Summary & Analysis

Coriolanus, Act 1 Scene 5 — Summary & Analysis

Setting: Corioli. A street Who's in it: First roman, Second roman, Third roman, Marcius, Lartius Reading time: ~2 min

What happens

Roman soldiers loot Corioli's streets, squabbling over worthless trinkets. Marcius enters with Titus Lartius, furious at their greed and lack of discipline. He scorns the soldiers for plundering instead of fighting, orders them to stop, and declares his intention to pursue Aufidius. Lartius, wounded, acknowledges Marcius's authority and agrees to secure the city while Marcius leads reinforcements to Cominius.

Why it matters

This scene reveals Marcius's contempt for the common soldier and his absolute conviction in his own military judgment.

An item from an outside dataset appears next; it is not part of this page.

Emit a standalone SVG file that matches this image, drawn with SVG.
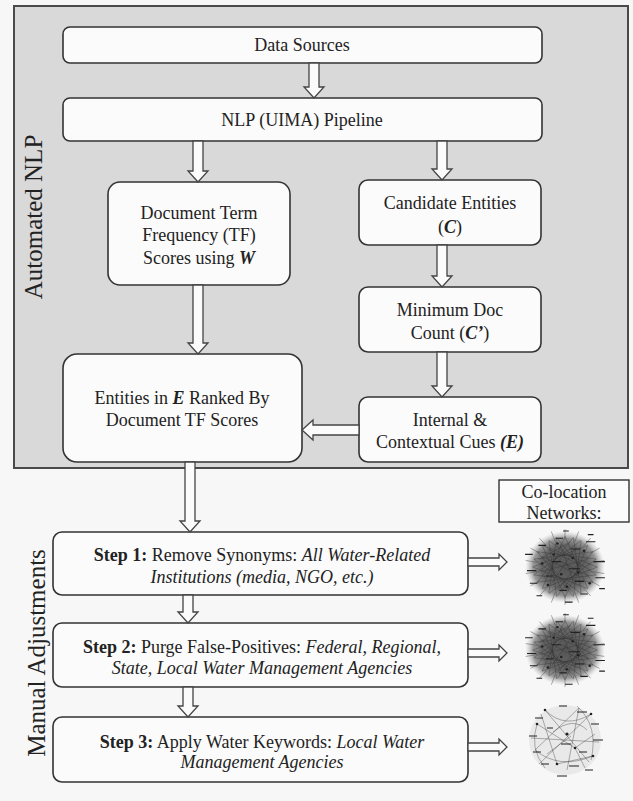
<svg xmlns="http://www.w3.org/2000/svg" width="633" height="801" viewBox="0 0 633 801">
<defs>
<style>
.bg{fill:#f7f7f7}
.panel{fill:#d9d9d9;stroke:#4a4a4a;stroke-width:2}
.box{fill:#fbfbfb;stroke:#333;stroke-width:1.6}
.lbl{fill:#fbfbfb;stroke:#333;stroke-width:1.4}
.arr{fill:#fbfbfb;stroke:#444;stroke-width:1.3;stroke-linejoin:miter}
text{font-family:"Liberation Serif","Times New Roman",serif;font-size:18px;fill:#222;text-anchor:middle}
.side{font-size:25px}
.b{font-weight:bold}
.i{font-style:italic}
.bi{font-weight:bold;font-style:italic}
.ch{fill:none;stroke:#2a2a2a;stroke-width:0.6;stroke-opacity:0.6}
.sp{fill:none;stroke:#444;stroke-width:0.7;stroke-opacity:0.7}
.dash{fill:none;stroke:#222;stroke-width:1.2}
.dot{fill:#222}
</style>
<radialGradient id="blob" cx="0.5" cy="0.5" r="0.5">
<stop offset="0" stop-color="#555"/>
<stop offset="0.6" stop-color="#676767"/>
<stop offset="0.8" stop-color="#858585" stop-opacity="0.85"/>
<stop offset="1" stop-color="#bbb" stop-opacity="0"/>
</radialGradient>
<g id="dense">
<ellipse cx="0" cy="0" rx="42" ry="40" fill="url(#blob)"/>
<path class="ch" d="M34 0L-24 24M32.8 8.8L-29.4 17M29.4 17L-32.8 8.8M24 24L-34 0M17 29.4L-32.8 -8.8M8.8 32.8L-29.4 -17M0 34L-24 -24M-8.8 32.8L-17 -29.4M-17 29.4L-8.8 -32.8M-24 24L0 -34M-29.4 17L8.8 -32.8M-32.8 8.8L17 -29.4M-34 0L24 -24M-32.8 -8.8L29.4 -17M-29.4 -17L32.8 -8.8M-24 -24L34 0M-17 -29.4L32.8 8.8M-8.8 -32.8L29.4 17M0 -34L24 24M8.8 -32.8L17 29.4M17 -29.4L8.8 32.8M24 -24L0 34M29.4 -17L-8.8 32.8M32.8 -8.8L-17 29.4M-20 -10L18 12M-5 -25L10 20M-25 5L22 -8M12 -22L-14 18M-18 -20L20 0M0 -15L-22 12M15 -5L-8 26M-28 -8L6 -28M25 10L-4 -6M8 28L-24 -12"/>
<path class="sp" d="M29.5 5.2L41.4 7.3M26 15L36.4 21M19.3 23L27 32.2M10.3 28.2L14.4 39.5M0 30L0 42M-10.3 28.2L-14.4 39.5M-19.3 23L-27 32.2M-26 15L-36.4 21M-29.5 5.2L-41.4 7.3M-29.5 -5.2L-41.4 -7.3M-26 -15L-36.4 -21M-19.3 -23L-27 -32.2M-10.3 -28.2L-14.4 -39.5M0 -30L0 -42M10.3 -28.2L14.4 -39.5M19.3 -23L27 -32.2M26 -15L36.4 -21M29.5 -5.2L41.4 -7.3"/>
<path class="dash" d="M-42 -14h8M-40 4h10M-37 18h8M22 -28h10M30 -6h12M32 12h10M-10 -32h8M6 -20h10M-14 -6h10M4 2h12M-20 10h8M10 16h10M-6 26h8M16 30h8M-28 -24h8M36 24h6M-2 -40h6M0 39h8M-30 32h6M24 -36h6"/>
<g class="dot">
<circle cx="-12" cy="-14" r="1.4"/><circle cx="8" cy="-10" r="1.4"/><circle cx="-4" cy="8" r="1.4"/><circle cx="14" cy="6" r="1.4"/><circle cx="-18" cy="20" r="1.4"/><circle cx="20" cy="-18" r="1.4"/><circle cx="2" cy="22" r="1.4"/><circle cx="-24" cy="-4" r="1.4"/><circle cx="26" cy="18" r="1.4"/><circle cx="-8" cy="-26" r="1.4"/>
</g>
</g>
</defs>

<rect class="bg" x="0" y="0" width="633" height="801"/>
<rect id="automated-panel" class="panel" x="14" y="6" width="614" height="462"/>
<text class="side" transform="translate(42 217) rotate(-90)">Automated NLP</text>
<text class="side" transform="translate(45 653) rotate(-90)">Manual Adjustments</text>

<g id="data-sources">
<rect class="box" x="63" y="27" width="479" height="36" rx="7"/>
<text x="302" y="51">Data Sources</text>
</g>
<g id="nlp-pipeline">
<rect class="box" x="63" y="98" width="479" height="43" rx="7"/>
<text x="302" y="126">NLP (UIMA) Pipeline</text>
</g>
<g id="doc-tf">
<rect class="box" x="108" y="182" width="182" height="103" rx="12"/>
<text x="199" y="219">Document Term</text>
<text x="199" y="241">Frequency (TF)</text>
<text x="199" y="264">Scores using <tspan class="bi">W</tspan></text>
</g>
<g id="candidate">
<rect class="box" x="359" y="180" width="182" height="65" rx="9"/>
<text x="450" y="209">Candidate Entities</text>
<text x="450" y="233">(<tspan class="bi">C</tspan>)</text>
</g>
<g id="min-doc">
<rect class="box" x="359" y="287" width="182" height="65" rx="9"/>
<text x="450" y="316">Minimum Doc</text>
<text x="450" y="339">Count (<tspan class="bi">C’</tspan>)</text>
</g>
<g id="internal-cues">
<rect class="box" x="359" y="397" width="182" height="65" rx="9"/>
<text x="450" y="426">Internal &amp;</text>
<text x="450" y="448">Contextual Cues <tspan class="bi">(E)</tspan></text>
</g>
<g id="entities-ranked">
<rect class="box" x="63" y="354" width="239" height="108" rx="14"/>
<text x="182" y="404">Entities in <tspan class="bi">E</tspan> Ranked By</text>
<text x="182" y="426">Document TF Scores</text>
</g>
<g id="step1">
<rect class="box" x="53" y="532" width="415" height="63" rx="9"/>
<text x="262" y="561"><tspan class="b">Step 1:</tspan> Remove Synonyms: <tspan class="i">All Water-Related</tspan></text>
<text x="262" y="583" class="i">Institutions (media, NGO, etc.)</text>
</g>
<g id="step2">
<rect class="box" x="53" y="623" width="415" height="64" rx="9"/>
<text x="262" y="653"><tspan class="b">Step 2:</tspan> Purge False-Positives: <tspan class="i">Federal, Regional,</tspan></text>
<text x="262" y="674" class="i">State, Local Water Management Agencies</text>
</g>
<g id="step3">
<rect class="box" x="53" y="717" width="415" height="65" rx="9"/>
<text x="262" y="748"><tspan class="b">Step 3:</tspan> Apply Water Keywords: <tspan class="i">Local Water</tspan></text>
<text x="262" y="768" class="i">Management Agencies</text>
</g>
<g id="colocation-label">
<rect class="lbl" x="499" y="480" width="130" height="42"/>
<text x="564" y="498">Co-location</text>
<text x="564" y="519">Networks:</text>
</g>
<g id="network1"><use href="#dense" transform="translate(565 567) scale(0.95 0.9)"/></g>
<g id="network2"><use href="#dense" transform="translate(565 650) scale(0.95 0.88)"/></g>
<g id="network3">
<g transform="translate(565 740)">
<ellipse cx="0" cy="0" rx="36" ry="35" fill="#e0e0e0" fill-opacity="0.6"/>
<path class="ch" d="M-20 -30Q0 -10 26 -26M-28 -16L10 8L30 -6M-30 10Q-6 30 28 16M-24 -26L-8 24M14 -32L2 30M-34 -2L34 2M-20 -30L24 22M26 -26L-26 24M-12 -8Q8 -24 22 -10M-30 10L14 -32M-8 24L28 16M6 -4L-18 14M10 8L20 28M-28 -16Q-36 8 -20 28M12 -34Q34 -14 26 20"/>
<path class="dash" d="M-30 -22h8M-6 -34h8M12 -28h10M26 -16h8M-36 -4h8M28 0h10M-32 12h8M-4 4h10M14 12h8M-24 24h8M4 26h10M-8 36h10M20 30h8M-18 -12h6"/>
<g class="dot"><circle cx="-20" cy="-30" r="1.3"/><circle cx="26" cy="-26" r="1.3"/><circle cx="10" cy="8" r="1.3"/><circle cx="-8" cy="24" r="1.3"/><circle cx="2" cy="-6" r="1.6"/><circle cx="-28" cy="-16" r="1.3"/><circle cx="28" cy="16" r="1.3"/></g>
</g>
</g>

<g id="connectors">
<path class="arr" d="M309 63V87H304L314 98L324 87H319V63Z"/>
<path class="arr" d="M193 141V171H188L198 182L208 171H203V141Z"/>
<path class="arr" d="M437 141V169H432L442 180L452 169H447V141Z"/>
<path class="arr" d="M437 245V276H432L442 287L452 276H447V245Z"/>
<path class="arr" d="M437 352V386H432L442 397L452 386H447V352Z"/>
<path class="arr" d="M193 285V343H188L198 354L208 343H203V285Z"/>
<path class="arr" d="M359 425H313V420L302 430L313 440V435H359Z"/>
<path class="arr" d="M185 462V521H180L190 532L200 521H195V462Z"/>
<path class="arr" d="M183 595V612H178L188 623L198 612H193V595Z"/>
<path class="arr" d="M183 687V706H178L188 717L198 706H193V687Z"/>
<path class="arr" d="M468 558H499V554L507 562L499 570V566H468Z"/>
<path class="arr" d="M468 649H499V645L507 653L499 661V657H468Z"/>
<path class="arr" d="M468 743H499V739L507 747L499 755V751H468Z"/>
</g>
</svg>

His disgust at the looting—dismissing the spoils as worthless 'musty chaff'—establishes him as a man of principle, uninterested in material reward. Yet his contempt also shows his refusal to see soldiers as anything other than instruments of war. He does not scold them into discipline; he shames them, wielding language as a weapon to enforce his will. His immediate pivot from reproaching the troops to focusing on Aufidius demonstrates where his true passion lies: not in the victory itself, but in the personal rivalry with his counterpart. This obsessive focus will become central to the play's tragic trajectory.

Lartius serves as a foil who legitimizes Marcius's authority while remaining subordinate. Though bloodied and exhausted, Lartius accepts Marcius's orders without question—a deference that mirrors how others will later struggle to contain him. The contrast between Lartius's pragmatism (securing the city, managing resources) and Marcius's restlessness (eager to leave, hungry for personal combat) highlights a fundamental split in how military success is understood. For Lartius, the city's capture is the goal; for Marcius, it is merely a stepping stone to proving himself against Aufidius. This scene plants the seed of his later refusal to compromise: a man who cannot be satisfied by victory itself will struggle to accept the political accommodations that victory demands.

Key quotes from this scene

Thou worthiest Marcius!

You most deserving Marcius!

Titus Lartius · Act 1, Scene 5

Lartius bids farewell to Marcius with a simple declaration of his worth, honoring both the man and what he has accomplished. The brevity matters because after all the elaborate praise, this final line is a pure statement of respect and affection from one soldier to another. It is the last moment of uncomplicated loyalty Marcius will receive, before politics begins to corrupt his relationships.

Worthy sir, thou bleed’st; Thy exercise hath been too violent for A second course of fight.

Worthy sir, you’re bleeding; You’ve been fighting too hard for A second round of battle.

Titus Lartius · Act 1, Scene 5

Lartius expresses concern that Marcius has lost too much blood to fight again immediately after his brutal victory at Corioli. The line matters because it shows genuine care from someone who understands both the cost of war and Marcius's hunger for more—it is one of the few moments where someone close to him acknowledges his limits. It reminds us that even those who admire him most wish he would be willing to rest.